European stocks continue with their steady advance as many countries within the Eurozone ease their containment restrictions. The rally is further supported by the underlying trends in the global stock market.
US tech stocks are continuously rising as investors bet on the robustness of the ongoing economic recovery. A positive spillover effect is being felt in the Eurozone, and major European stocks are also steadily rising as a consequence.
The German DAX index, which comprises the blue chip stocks of the EU's biggest economy, has advanced quite substantially since the market rout in late-March, and since our last analysis of the index.
Presently, the index is consolidating just below the psychologically important resistance level at 13000.00. Subdued price action just below such a significant price level indicates preparation in the market for a test of the level's strength.
In other words, the underlying fundamentals are likely to prompt heightened trading activity in the following days, which, in turn, is going to bolster the market volatility, and propel the DAX towards the aforementioned resistance level. Depending on the strength of the bullish commitment in the market, a significant breakout above set level is quite possible.
That is why today's analysis is dedicated to examining the behaviour of this short-term consolidation range that is forming just below the resistance.
As can be seen on the daily chart below, the aforementioned bullish run is encompassed within the boundaries of a massive ascending channel. Moreover, the price action is currently threading just above the channel's lower edge, and close to the major resistance level at 13000.00. These two factors are signalling a likely surge in volatility, as the market prepares for a breakout in the immediate future.
The importance of the psychologically significant resistance at 13000.00 is further bolstered by the fact that it had previously served as a prominent support level, as demonstrated by the green rectangle.
In addition to the aforementioned fundamentals, the expectations for a major breakout are further supported by the fact that the bullish run is developing as a classic 1-5 impulse wave pattern, which is postulated by the Elliott Wave Theory.
In other words, the broader 1-5 pattern (in blue) needs to establish an additional 4-5 impulse leg before it can be concluded. The fact that the previous impulse (2-3) reached a peak just below the 13000.00 resistance level supports the expectations of a breakout above set level.
Nevertheless, in case that the underlying fundamental factors were to change suddenly, which would undoubtedly affect the prevailing market sentiment, the bullish trend could then be temporarily suspended. A bearish correction towards the 61.8 per cent Fibonacci retracement level at 11679.273 would then be possible.
The ADX indicator has been threading below the 25-point benchmark since the 17th of June, which is not that surprising given the recent termination of the 3-4 retracement leg. The resulting concentration of the underlying price action within a relatively narrow range is also exhibiting common market behaviour. Overall, the observed conditions are favourable for the emergence of a new breakout.

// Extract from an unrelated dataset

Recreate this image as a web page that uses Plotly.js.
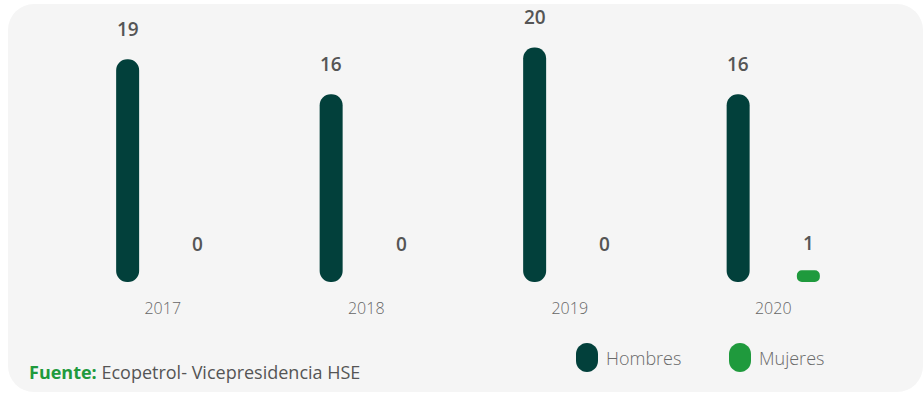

Notice, however, that the Stochastic RSI reached the 'Overbought' extreme last week, but has subsequently started to depreciate. This behaviour indicates rising selling pressure in the short-term, which could potentially impede the further development of the bullish trend. Alternatively, this behaviour could also be interpreted as a momentary break before the buying pressure can start rising once again.
The 4H chart below confirms the existence of a marginal consolidation in the short-term. The price action appears to be forming a bullish pennant pattern, which commonly represents breaks in the development of a broader bullish trend. Such 'breaks' take place before the market resumes going further north. Usually, the price action has to make at least two points of contact with the Pennant's lower limit, coupled with one point of contact with its upper edge, before a substantial breakout can be formed.
Therefore, the price action could fall to the lower trend line (in red), which serves as the bottom limit of the Pennant, before such a breakout is attempted. For the time being the price action is concentrated above the ascending channel's lower boundary, which could be enough for the market. In other words, the DAX does not necessarily have to fall to the lower extreme of the Pennant before a breakout is established.
The 20-day MA (in orange) is currently threading above the 30-day MA (in purple), which, in turn, is threading above the 50-day MA (in blue). This correlation between the three moving averages is demonstrative of a solid bullish commitment in the market. For as long as this relationship is maintained, no substantial bearish corrections are likely to emerge.
The minor support level at 12400.00, which is represented on the hourly chart below, currently coincides with the pitchfan tool's lowest edge. This convergence represents the lowest possible level that the price action could sink to in the very-short-term before any support can be found.
Meanwhile, the price action remains trading above the 50-day MA (in blue) and the 30-day MA (in purple), which is evocative of strong bullish commitment. This is further supported by the manner in which the price action rebounded at today's market open – the bearish Marabozu candlestick from yesterday's close was quickly invalidated by the big positive gap at today's open.
Finally, the MACD indicator recently formed a bullish crossover, which substantiates the expectations for continuous appreciation, as the underlying bullish momentum rises in the short-term.
The DAX index looks poised to test the strength of the resistance level at 13000.00, which was last reached before the coronavirus crash. This is expected to lead to heightened volatility around set level, which could make trading unfavourable for more risk-averse traders.